The book can best be summed up in this passage: "Later, everybody agreed the baths should have been closed sooner; they agreed health education should have been more direct and more timely; And everybody agreed blood banks should have tested blood sooner, and that a search for the AIDS virus should have been started sooner, and that scientists should have laid aside their petty intrigues. Everybody subsequently agreed that the news media should have offered better coverage of the epidemic much earlier, and that the federal government should have done much, much more. By the time everyone agreed to all this, however, it was too late. Instead, people died. Tens of thousands of them."
dark reflective sad medium-paced

Alison Bechdel refers to this book in her memoir "Fun Home," and calls it a "minute chronicle." Which totally sells it short. Shilts not only re-creates a clear, detailed, and comprehensive picture of the early days of the AIDS crisis, he gives us a story with the tension of the best thrillers and the pathos of the best Greek tragedies. A must-read for anyone who cares about, well, anything.

(re-read)

I held off on reading this for years because I watched the movie and have been squeamish about AIDS. I'm glad I broke down and read it because it's a remarkable piece of journalism. Even though it's over thirty years old it's not dated at all. It's especially haunting that the author himself eventually died from AIDS.

The sad thing is that history is repeating itself. Scientific and medical research has been drastically cut. Gay men have gone back to having carefree unprotected sex, encouraged by a gay corporate media that gets its money from drug companies who want to push the myth that a magic pill solves everything. STD rates are skyrocketing. It's only a matter of time before an antibiotic-resistant strain spreads like wildfire.

AIDS itself also hasn't been cured. It's a very nasty virus. Constantly evolving. There have already been cases of folks shocked to find that their preventative drugs (pRep) failed them. A lot of folks claim to be HIV 'Undetectable." But if the drugs stop working, that will quickly change, and many people will suddenly start dying.
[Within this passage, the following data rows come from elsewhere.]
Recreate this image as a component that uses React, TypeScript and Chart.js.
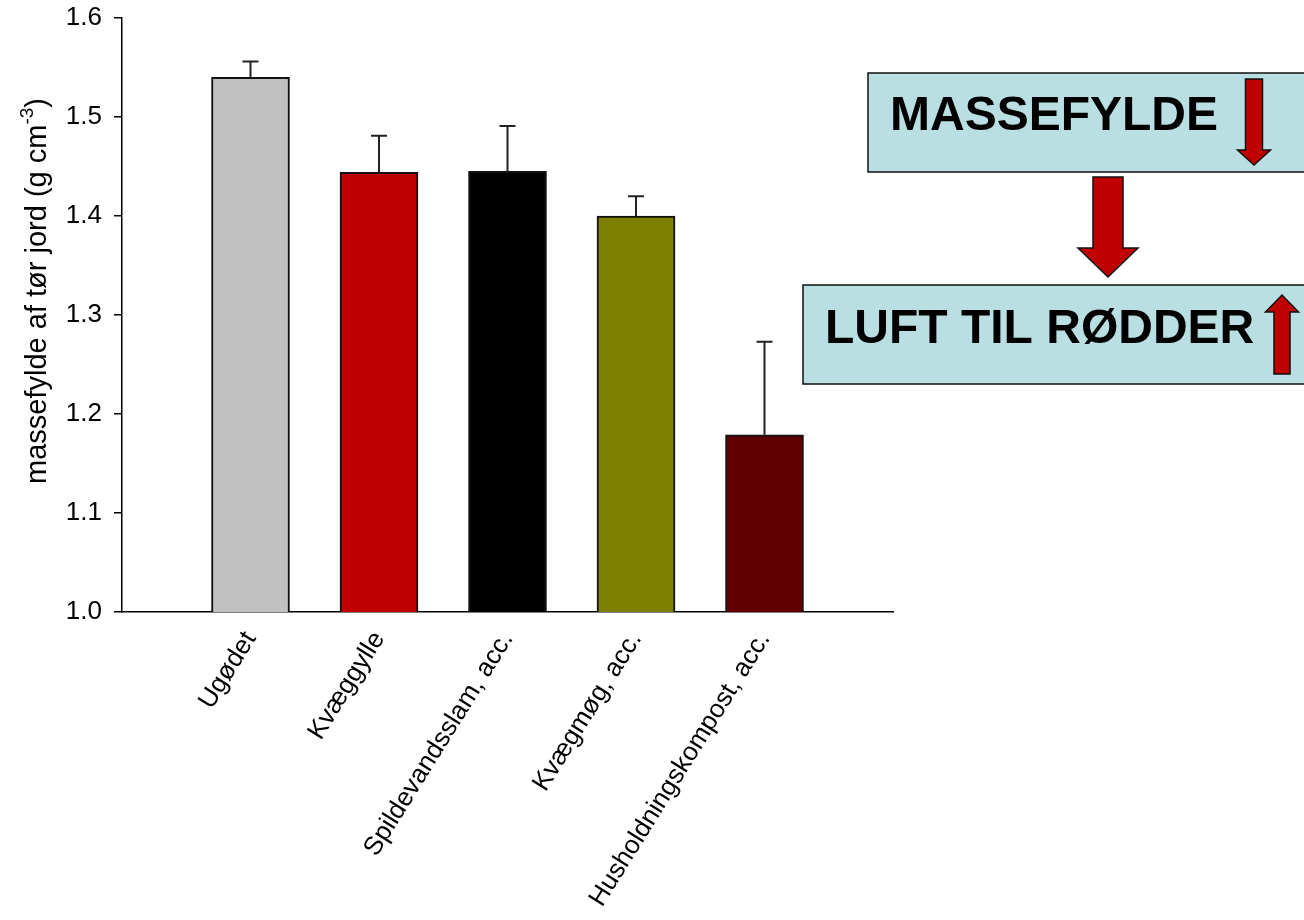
import React, { useEffect, useRef } from "react";
import { Chart, registerables } from "chart.js";

Chart.register(...registerables);

const categories = [
  "Ugødet",
  "Kvæggylle",
  "Spildevandsslam, acc.",
  "Kvægmøg, acc.",
  "Husholdningskompost, acc.",
];
const values = [1.54, 1.444, 1.445, 1.4, 1.179];
const errors = [0.016, 0.037, 0.046, 0.02, 0.094];
const barColors = ["#c0c0c0", "#c00000", "#000000", "#808000", "#600000"];
const yTicks = [1.0, 1.1, 1.2, 1.3, 1.4, 1.5, 1.6];
const yTitle = "massefylde af tør jord (g cm";
const yTitleSup = "-3";
const yTitleEnd = ")";
const boxTexts = ["MASSEFYLDE", "LUFT TIL RØDDER"];

const FONT = "'Liberation Sans', Arial, sans-serif";

const errorBarPlugin = {
  id: "errorBars",
  afterDatasetsDraw(chart: any) {
    const ctx = chart.ctx;
    const meta = chart.getDatasetMeta(0);
    const y = chart.scales.y;
    ctx.save();
    ctx.strokeStyle = "#222";
    ctx.lineWidth = 2;
    values.forEach((v, i) => {
      const el = meta.data[i + 1];
      if (!el) return;
      const x = el.x;
      const y0 = y.getPixelForValue(v);
      const y1 = y.getPixelForValue(v + errors[i]);
      ctx.beginPath();
      ctx.moveTo(x, y0);
      ctx.lineTo(x, y1);
      ctx.moveTo(x - 8, y1);
      ctx.lineTo(x + 8, y1);
      ctx.stroke();
    });
    ctx.restore();
  },
};

const yTitlePlugin = {
  id: "yTitleSup",
  afterDraw(chart: any) {
    const ctx = chart.ctx;
    ctx.save();
    const main = `29px ${FONT}`;
    const small = `19px ${FONT}`;
    ctx.font = main;
    const w1 = ctx.measureText(yTitle).width;
    const w3 = ctx.measureText(yTitleEnd).width;
    ctx.font = small;
    const w2 = ctx.measureText(yTitleSup).width;
    const total = w1 + w2 + w3;
    ctx.translate(46, 291);
    ctx.rotate(-Math.PI / 2);
    ctx.fillStyle = "#000";
    ctx.textBaseline = "alphabetic";
    ctx.textAlign = "left";
    let x = -total / 2;
    ctx.font = main;
    ctx.fillText(yTitle, x, 0);
    x += w1;
    ctx.font = small;
    ctx.fillText(yTitleSup, x, -13);
    x += w2;
    ctx.font = main;
    ctx.fillText(yTitleEnd, x, 0);
    ctx.restore();
  },
};

function arrow(ctx: any, pts: number[][]) {
  ctx.beginPath();
  ctx.moveTo(pts[0][0], pts[0][1]);
  for (let i = 1; i < pts.length; i++) ctx.lineTo(pts[i][0], pts[i][1]);
  ctx.closePath();
  ctx.fillStyle = "#c00000";
  ctx.fill();
  ctx.strokeStyle = "#111";
  ctx.lineWidth = 1.5;
  ctx.stroke();
}

function vArrow(ctx: any, cx: number, base: number, shaftW: number, headW: number, headY: number, tipY: number) {
  arrow(ctx, [
    [cx - shaftW / 2, base],
    [cx + shaftW / 2, base],
    [cx + shaftW / 2, headY],
    [cx + headW / 2, headY],
    [cx, tipY],
    [cx - headW / 2, headY],
    [cx - shaftW / 2, headY],
  ]);
}

const annotationPlugin = {
  id: "annotations",
  afterDraw(chart: any) {
    const ctx = chart.ctx;
    ctx.save();
    ctx.fillStyle = "#b9dfe3";
    ctx.strokeStyle = "#111";
    ctx.lineWidth = 1.5;
    ctx.fillRect(868, 73, 450, 99);
    ctx.strokeRect(868, 73, 450, 99);
    ctx.fillStyle = "#000";
    ctx.font = `bold 48px ${FONT}`;
    ctx.textAlign = "left";
    ctx.textBaseline = "alphabetic";
    ctx.fillText(boxTexts[0], 890, 130);
    vArrow(ctx, 1254, 79, 17, 33, 150, 165);
    vArrow(ctx, 1108, 177, 30, 60, 248, 277);
    ctx.fillStyle = "#b9dfe3";
    ctx.strokeStyle = "#111";
    ctx.lineWidth = 1.5;
    ctx.fillRect(803, 285, 520, 99);
    ctx.strokeRect(803, 285, 520, 99);
    ctx.fillStyle = "#000";
    ctx.font = `bold 48px ${FONT}`;
    ctx.fillText(boxTexts[1], 825, 343);
    vArrow(ctx, 1282, 374, 16, 33, 312, 295);
    ctx.restore();
  },
};

export default function App() {
  const ref = useRef<HTMLCanvasElement | null>(null);
  useEffect(() => {
    if (!ref.current) return;
    const labels = ["", ...categories, ""];
    const chart = new Chart(ref.current, {
      type: "bar",
      data: {
        labels,
        datasets: [
          {
            data: [null, ...values, null],
            backgroundColor: ["#fff", ...barColors, "#fff"],
            borderColor: "#111",
            borderWidth: 2,
            barThickness: 78,
          } as any,
        ],
      },
      options: {
        animation: false,
        responsive: false,
        devicePixelRatio: 1,
        layout: { padding: { top: 18, right: 411, left: 0, bottom: 0 } },
        plugins: {
          legend: { display: false },
          tooltip: { enabled: false },
          title: { display: false },
        },
        scales: {
          x: {
            type: "category",
            offset: false,
            grid: { display: false, drawTicks: false },
            border: { display: true, color: "#000", width: 1.5 },
            ticks: {
              autoSkip: false,
              maxRotation: 58,
              minRotation: 58,
              padding: 14,
              color: "#000",
              font: { family: FONT, size: 26 },
            },
            afterFit: (s: any) => {
              s.height = 308;
              s.paddingLeft = 0;
              s.paddingRight = 0;
            },
          },
          y: {
            min: 1.0,
            max: 1.6,
            afterBuildTicks: (s: any) => {
              s.ticks = yTicks.map((v) => ({ value: v }));
            },
            ticks: {
              padding: 12,
              color: "#000",
              font: { family: FONT, size: 26 },
              callback: (v: any) => Number(v).toFixed(1),
            },
            grid: {
              display: true,
              drawOnChartArea: false,
              drawTicks: true,
              tickLength: 8,
              color: "#000",
              lineWidth: 1.5,
            },
            border: { display: true, color: "#000", width: 1.5 },
            afterFit: (s: any) => {
              s.width = 122;
              s.paddingTop = 0;
              s.paddingBottom = 0;
            },
          },
        },
      },
      plugins: [errorBarPlugin, yTitlePlugin, annotationPlugin],
    });
    return () => chart.destroy();
  }, []);
  return (
    <div style={{ position: "fixed", left: 0, top: 0, width: 1304, height: 920, background: "#fff" }}>
      <canvas ref={ref} width={1304} height={920} style={{ width: 1304, height: 920 }} />
    </div>
  );
}
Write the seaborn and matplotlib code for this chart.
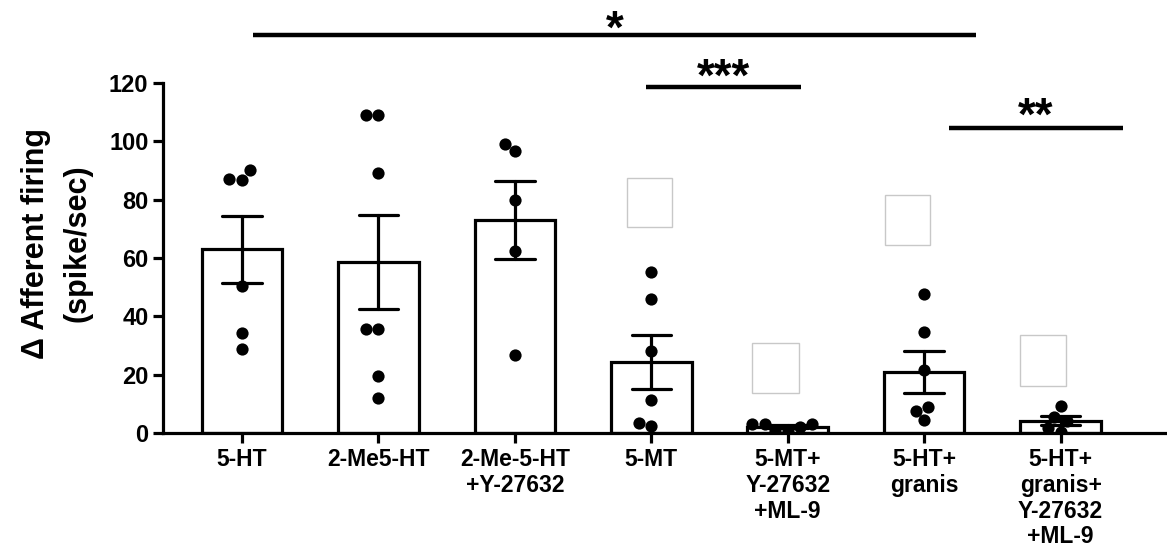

This is a facinating read, especially in terms of "tipping points" for social action (or inaction, as the case sadly may have been). I found it to be both infuriating and inspiring, as well as a cautionary tale for whatever form the next epidemic may take. Even though we have made huge strides in the prevention, detection, and treatment of HIV/AIDS, we still have a l-o-n-g way to go in terms of stigma, misinformation, and reaching underserved populations. Learning more about how this disease began is a good start.

Un-fucking-believable. What is wrong with people.